• Requirement:
Only the lines between the line holding "Rebuild this chart" and the line holding "const benchmarkKGE = -0.41;", both of those included, should be copied exactly; drop the pictures.

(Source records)
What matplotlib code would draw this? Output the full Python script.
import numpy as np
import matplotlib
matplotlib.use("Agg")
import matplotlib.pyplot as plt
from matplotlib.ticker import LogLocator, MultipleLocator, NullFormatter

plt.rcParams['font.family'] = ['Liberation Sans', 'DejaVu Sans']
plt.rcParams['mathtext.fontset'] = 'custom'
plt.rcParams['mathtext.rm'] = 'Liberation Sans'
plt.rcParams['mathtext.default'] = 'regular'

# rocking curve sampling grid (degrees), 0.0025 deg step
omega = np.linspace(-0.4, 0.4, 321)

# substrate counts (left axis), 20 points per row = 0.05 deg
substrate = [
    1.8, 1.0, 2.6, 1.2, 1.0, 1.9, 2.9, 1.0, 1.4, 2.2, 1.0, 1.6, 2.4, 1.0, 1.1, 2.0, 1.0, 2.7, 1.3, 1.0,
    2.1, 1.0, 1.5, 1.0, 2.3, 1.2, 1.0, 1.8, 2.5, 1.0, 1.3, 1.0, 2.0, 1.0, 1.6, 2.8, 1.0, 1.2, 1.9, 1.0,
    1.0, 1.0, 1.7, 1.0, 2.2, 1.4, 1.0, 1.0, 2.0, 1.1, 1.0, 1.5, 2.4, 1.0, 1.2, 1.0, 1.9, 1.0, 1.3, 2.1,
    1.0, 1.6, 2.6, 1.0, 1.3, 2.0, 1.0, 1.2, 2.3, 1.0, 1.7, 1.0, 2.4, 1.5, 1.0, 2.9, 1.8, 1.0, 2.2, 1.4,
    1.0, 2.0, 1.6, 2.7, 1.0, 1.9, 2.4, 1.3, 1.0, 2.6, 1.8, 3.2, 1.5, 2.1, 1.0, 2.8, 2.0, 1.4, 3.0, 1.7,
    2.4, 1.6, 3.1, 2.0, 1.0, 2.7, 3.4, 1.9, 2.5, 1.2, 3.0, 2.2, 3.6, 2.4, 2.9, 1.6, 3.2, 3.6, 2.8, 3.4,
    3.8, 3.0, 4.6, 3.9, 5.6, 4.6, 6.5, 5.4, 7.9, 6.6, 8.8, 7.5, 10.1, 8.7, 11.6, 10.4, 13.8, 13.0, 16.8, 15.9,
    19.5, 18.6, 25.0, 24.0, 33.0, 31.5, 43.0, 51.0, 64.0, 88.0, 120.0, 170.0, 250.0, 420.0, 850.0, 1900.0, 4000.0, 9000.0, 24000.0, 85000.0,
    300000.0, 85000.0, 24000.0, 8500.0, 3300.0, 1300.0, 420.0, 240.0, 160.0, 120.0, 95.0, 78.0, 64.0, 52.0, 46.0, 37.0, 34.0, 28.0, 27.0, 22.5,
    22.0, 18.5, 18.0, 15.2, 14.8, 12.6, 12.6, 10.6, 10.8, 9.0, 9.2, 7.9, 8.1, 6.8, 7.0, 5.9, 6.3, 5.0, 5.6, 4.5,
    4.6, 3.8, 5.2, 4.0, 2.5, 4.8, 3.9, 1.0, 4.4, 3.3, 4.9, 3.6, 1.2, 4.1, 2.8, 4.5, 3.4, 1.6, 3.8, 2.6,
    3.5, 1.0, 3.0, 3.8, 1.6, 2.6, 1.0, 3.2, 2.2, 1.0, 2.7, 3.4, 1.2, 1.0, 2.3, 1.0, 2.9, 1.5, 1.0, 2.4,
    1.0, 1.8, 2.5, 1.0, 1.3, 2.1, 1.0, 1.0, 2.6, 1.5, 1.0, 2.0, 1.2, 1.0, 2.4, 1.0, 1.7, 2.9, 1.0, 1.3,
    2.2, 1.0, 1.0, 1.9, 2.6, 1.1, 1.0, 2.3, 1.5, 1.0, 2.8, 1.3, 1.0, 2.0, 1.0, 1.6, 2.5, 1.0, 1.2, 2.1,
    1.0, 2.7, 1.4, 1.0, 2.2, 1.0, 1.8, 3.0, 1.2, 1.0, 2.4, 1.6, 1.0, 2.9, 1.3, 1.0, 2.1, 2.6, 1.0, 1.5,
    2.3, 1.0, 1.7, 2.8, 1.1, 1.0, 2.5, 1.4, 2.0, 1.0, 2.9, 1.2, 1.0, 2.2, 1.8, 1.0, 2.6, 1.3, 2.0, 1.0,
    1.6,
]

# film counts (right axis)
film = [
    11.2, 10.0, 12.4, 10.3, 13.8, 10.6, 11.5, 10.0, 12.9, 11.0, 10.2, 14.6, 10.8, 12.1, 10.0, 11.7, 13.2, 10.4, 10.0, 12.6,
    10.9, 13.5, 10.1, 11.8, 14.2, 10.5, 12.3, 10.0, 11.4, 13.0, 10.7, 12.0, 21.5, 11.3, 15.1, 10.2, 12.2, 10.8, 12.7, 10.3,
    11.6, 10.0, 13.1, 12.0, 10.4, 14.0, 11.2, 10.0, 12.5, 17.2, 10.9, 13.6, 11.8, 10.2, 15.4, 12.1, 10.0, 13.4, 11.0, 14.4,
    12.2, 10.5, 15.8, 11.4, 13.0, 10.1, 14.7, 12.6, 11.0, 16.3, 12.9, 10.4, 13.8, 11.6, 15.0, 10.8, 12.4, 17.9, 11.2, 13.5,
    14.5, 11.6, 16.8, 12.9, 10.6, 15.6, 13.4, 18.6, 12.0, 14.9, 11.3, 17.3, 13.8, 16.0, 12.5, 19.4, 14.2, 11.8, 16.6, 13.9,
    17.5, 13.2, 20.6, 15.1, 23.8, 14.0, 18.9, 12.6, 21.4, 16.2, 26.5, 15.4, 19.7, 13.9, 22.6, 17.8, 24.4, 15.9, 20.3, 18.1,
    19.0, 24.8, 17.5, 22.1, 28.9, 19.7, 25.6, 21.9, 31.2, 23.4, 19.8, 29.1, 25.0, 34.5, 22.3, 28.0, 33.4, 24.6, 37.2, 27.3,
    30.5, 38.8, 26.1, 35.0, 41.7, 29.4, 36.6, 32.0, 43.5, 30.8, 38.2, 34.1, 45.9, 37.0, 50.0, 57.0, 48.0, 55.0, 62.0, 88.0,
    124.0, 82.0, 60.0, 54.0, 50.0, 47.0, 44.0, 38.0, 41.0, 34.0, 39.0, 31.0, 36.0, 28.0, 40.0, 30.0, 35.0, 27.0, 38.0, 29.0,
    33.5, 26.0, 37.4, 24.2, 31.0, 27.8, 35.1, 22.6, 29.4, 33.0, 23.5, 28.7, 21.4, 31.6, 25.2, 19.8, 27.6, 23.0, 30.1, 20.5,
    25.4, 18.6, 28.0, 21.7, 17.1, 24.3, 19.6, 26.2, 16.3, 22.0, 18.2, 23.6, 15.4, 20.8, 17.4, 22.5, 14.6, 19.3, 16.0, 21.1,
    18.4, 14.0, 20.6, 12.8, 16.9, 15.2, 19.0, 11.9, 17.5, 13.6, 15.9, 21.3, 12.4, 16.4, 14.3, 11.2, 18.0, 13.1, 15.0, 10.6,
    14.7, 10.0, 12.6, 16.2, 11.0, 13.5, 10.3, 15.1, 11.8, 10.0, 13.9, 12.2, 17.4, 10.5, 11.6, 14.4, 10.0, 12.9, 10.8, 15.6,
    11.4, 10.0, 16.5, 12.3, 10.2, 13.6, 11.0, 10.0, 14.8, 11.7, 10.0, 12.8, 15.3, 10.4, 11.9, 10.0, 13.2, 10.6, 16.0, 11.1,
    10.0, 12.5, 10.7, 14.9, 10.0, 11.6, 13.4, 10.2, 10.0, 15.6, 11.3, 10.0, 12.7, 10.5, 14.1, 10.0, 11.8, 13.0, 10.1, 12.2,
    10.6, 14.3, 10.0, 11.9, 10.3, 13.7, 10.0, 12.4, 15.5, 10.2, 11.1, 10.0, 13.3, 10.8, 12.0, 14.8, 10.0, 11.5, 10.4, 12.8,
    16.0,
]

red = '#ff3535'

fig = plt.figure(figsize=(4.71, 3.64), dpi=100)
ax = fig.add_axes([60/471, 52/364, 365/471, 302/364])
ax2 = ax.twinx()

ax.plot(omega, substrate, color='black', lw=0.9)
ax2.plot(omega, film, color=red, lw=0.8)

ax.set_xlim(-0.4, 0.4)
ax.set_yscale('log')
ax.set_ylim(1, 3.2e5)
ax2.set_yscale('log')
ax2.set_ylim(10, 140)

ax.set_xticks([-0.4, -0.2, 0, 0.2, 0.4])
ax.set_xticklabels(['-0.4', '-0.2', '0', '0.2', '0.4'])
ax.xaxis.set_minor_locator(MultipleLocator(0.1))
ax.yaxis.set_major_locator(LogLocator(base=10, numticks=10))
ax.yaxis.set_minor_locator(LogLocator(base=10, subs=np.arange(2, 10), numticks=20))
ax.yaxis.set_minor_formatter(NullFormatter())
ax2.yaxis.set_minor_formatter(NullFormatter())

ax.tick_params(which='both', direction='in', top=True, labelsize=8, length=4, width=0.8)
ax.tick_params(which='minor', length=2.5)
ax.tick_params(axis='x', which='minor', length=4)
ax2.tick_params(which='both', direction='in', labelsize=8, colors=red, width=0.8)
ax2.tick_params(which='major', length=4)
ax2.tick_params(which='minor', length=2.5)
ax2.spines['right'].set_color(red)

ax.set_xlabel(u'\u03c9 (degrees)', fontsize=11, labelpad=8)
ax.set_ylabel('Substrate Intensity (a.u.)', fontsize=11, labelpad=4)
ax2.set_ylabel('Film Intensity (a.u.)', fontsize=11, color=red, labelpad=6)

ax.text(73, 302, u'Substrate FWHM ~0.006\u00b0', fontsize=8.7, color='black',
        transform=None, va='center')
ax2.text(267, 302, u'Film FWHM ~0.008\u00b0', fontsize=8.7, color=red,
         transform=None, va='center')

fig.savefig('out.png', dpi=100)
==
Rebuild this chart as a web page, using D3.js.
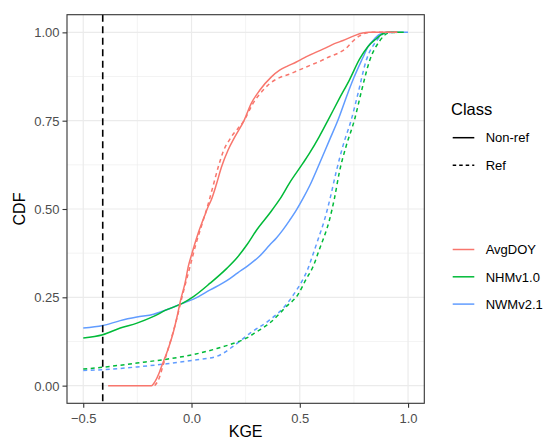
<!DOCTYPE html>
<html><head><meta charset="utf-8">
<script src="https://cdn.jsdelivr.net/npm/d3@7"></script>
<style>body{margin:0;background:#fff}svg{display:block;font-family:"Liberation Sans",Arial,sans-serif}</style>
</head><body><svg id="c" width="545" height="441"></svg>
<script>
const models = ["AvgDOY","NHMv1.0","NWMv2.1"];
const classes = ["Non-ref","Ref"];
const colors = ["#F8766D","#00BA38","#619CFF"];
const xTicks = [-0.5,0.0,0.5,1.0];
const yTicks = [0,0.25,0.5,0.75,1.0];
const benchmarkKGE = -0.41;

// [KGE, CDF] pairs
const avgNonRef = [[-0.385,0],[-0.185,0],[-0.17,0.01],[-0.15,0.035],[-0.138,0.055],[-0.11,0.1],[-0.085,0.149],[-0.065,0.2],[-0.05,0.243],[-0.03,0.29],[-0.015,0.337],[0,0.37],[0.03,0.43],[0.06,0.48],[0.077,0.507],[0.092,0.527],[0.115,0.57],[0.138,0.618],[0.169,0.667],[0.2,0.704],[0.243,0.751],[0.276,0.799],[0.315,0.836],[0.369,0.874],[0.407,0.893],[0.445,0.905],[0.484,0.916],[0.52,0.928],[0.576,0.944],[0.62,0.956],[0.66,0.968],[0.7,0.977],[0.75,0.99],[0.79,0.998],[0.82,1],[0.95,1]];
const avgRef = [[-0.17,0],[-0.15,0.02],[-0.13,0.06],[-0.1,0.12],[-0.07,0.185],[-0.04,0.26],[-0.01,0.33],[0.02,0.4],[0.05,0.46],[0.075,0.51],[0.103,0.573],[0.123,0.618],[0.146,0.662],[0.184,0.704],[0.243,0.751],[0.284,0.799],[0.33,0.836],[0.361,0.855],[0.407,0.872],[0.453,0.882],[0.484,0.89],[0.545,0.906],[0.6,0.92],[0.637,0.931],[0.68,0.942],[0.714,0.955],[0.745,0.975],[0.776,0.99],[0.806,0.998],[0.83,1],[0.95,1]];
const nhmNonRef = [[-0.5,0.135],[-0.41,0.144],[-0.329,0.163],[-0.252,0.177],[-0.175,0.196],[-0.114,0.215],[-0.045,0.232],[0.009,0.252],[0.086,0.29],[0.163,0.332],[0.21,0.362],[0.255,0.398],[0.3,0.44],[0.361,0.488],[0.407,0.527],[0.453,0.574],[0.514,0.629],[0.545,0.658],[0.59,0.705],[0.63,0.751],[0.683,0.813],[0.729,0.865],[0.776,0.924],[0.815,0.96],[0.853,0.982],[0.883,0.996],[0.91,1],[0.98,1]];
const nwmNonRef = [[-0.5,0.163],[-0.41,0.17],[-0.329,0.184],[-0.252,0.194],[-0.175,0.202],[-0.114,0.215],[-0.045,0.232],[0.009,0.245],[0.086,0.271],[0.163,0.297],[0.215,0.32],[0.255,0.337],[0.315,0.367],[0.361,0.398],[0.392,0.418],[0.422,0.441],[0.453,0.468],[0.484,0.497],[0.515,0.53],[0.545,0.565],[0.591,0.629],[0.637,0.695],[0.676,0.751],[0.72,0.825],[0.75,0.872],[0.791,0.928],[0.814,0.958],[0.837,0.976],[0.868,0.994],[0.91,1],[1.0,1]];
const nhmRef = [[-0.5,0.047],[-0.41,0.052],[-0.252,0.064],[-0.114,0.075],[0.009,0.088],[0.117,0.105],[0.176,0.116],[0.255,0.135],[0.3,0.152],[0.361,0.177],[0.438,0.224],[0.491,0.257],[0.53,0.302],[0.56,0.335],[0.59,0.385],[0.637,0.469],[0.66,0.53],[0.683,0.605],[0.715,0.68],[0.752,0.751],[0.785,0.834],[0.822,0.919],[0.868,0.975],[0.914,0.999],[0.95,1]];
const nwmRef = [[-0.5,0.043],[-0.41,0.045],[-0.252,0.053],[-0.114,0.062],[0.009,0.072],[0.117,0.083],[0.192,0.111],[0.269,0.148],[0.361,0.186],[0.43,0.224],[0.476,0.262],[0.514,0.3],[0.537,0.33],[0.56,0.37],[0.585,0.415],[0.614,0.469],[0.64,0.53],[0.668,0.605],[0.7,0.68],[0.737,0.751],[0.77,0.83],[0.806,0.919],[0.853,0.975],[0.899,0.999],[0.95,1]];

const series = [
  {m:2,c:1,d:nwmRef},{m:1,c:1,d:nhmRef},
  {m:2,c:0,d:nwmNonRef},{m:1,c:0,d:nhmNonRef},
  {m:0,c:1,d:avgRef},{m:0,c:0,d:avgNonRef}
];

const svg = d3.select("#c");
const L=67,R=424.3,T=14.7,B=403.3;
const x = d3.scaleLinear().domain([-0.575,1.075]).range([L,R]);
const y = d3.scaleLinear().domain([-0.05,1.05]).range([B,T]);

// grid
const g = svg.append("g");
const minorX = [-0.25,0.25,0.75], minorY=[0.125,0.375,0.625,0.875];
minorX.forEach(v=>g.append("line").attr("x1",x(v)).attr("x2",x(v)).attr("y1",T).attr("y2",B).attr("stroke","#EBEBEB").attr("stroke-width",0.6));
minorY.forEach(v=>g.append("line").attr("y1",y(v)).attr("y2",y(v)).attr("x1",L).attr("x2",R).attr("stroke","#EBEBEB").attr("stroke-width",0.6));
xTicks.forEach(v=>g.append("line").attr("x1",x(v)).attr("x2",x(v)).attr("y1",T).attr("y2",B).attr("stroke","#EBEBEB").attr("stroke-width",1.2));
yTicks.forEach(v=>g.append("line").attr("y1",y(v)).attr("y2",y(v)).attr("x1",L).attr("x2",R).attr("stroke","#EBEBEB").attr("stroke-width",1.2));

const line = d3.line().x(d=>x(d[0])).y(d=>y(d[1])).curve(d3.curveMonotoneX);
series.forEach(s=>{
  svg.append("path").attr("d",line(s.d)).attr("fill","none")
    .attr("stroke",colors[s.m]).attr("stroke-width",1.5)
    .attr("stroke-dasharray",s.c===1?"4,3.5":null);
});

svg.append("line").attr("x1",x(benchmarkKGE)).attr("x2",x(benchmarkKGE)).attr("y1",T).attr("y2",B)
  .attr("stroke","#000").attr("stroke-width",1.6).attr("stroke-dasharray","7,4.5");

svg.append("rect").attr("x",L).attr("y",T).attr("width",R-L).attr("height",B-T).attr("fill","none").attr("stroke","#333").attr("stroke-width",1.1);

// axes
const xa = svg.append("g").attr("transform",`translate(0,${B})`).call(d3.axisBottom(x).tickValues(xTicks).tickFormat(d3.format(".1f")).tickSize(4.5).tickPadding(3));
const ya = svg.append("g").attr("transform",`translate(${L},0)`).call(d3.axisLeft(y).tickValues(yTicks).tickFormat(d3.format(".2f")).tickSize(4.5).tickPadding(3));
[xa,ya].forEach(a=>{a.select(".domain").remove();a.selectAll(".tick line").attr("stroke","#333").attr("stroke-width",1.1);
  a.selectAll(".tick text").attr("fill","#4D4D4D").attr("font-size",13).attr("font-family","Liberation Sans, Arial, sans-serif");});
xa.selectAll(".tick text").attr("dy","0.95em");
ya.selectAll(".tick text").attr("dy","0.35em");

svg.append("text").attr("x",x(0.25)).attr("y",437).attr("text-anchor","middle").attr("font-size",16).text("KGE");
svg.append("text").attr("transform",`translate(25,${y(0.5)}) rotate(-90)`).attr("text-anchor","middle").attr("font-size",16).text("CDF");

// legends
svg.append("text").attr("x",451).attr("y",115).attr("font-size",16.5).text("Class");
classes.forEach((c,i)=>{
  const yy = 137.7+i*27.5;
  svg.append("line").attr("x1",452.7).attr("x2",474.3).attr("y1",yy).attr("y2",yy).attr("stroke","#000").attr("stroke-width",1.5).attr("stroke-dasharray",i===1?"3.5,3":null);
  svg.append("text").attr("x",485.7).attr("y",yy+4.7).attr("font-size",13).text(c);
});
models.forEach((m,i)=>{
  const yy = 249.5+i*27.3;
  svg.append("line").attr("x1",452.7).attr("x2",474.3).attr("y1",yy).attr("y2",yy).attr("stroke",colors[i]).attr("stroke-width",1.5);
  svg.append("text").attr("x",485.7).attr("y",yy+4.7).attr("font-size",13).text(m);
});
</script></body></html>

• Output for this exercise:
Rebuild this chart as a web page, using D3.js.
<!DOCTYPE html>
<html><head><meta charset="utf-8">
<script src="https://cdn.jsdelivr.net/npm/d3@7"></script>
<style>body{margin:0;background:#fff}svg{display:block;font-family:"Liberation Sans",Arial,sans-serif}</style>
</head><body><svg id="c" width="545" height="441"></svg>
<script>
const models = ["AvgDOY","NHMv1.0","NWMv2.1"];
const classes = ["Non-ref","Ref"];
const colors = ["#F8766D","#00BA38","#619CFF"];
const xTicks = [-0.5,0.0,0.5,1.0];
const yTicks = [0,0.25,0.5,0.75,1.0];
const benchmarkKGE = -0.41;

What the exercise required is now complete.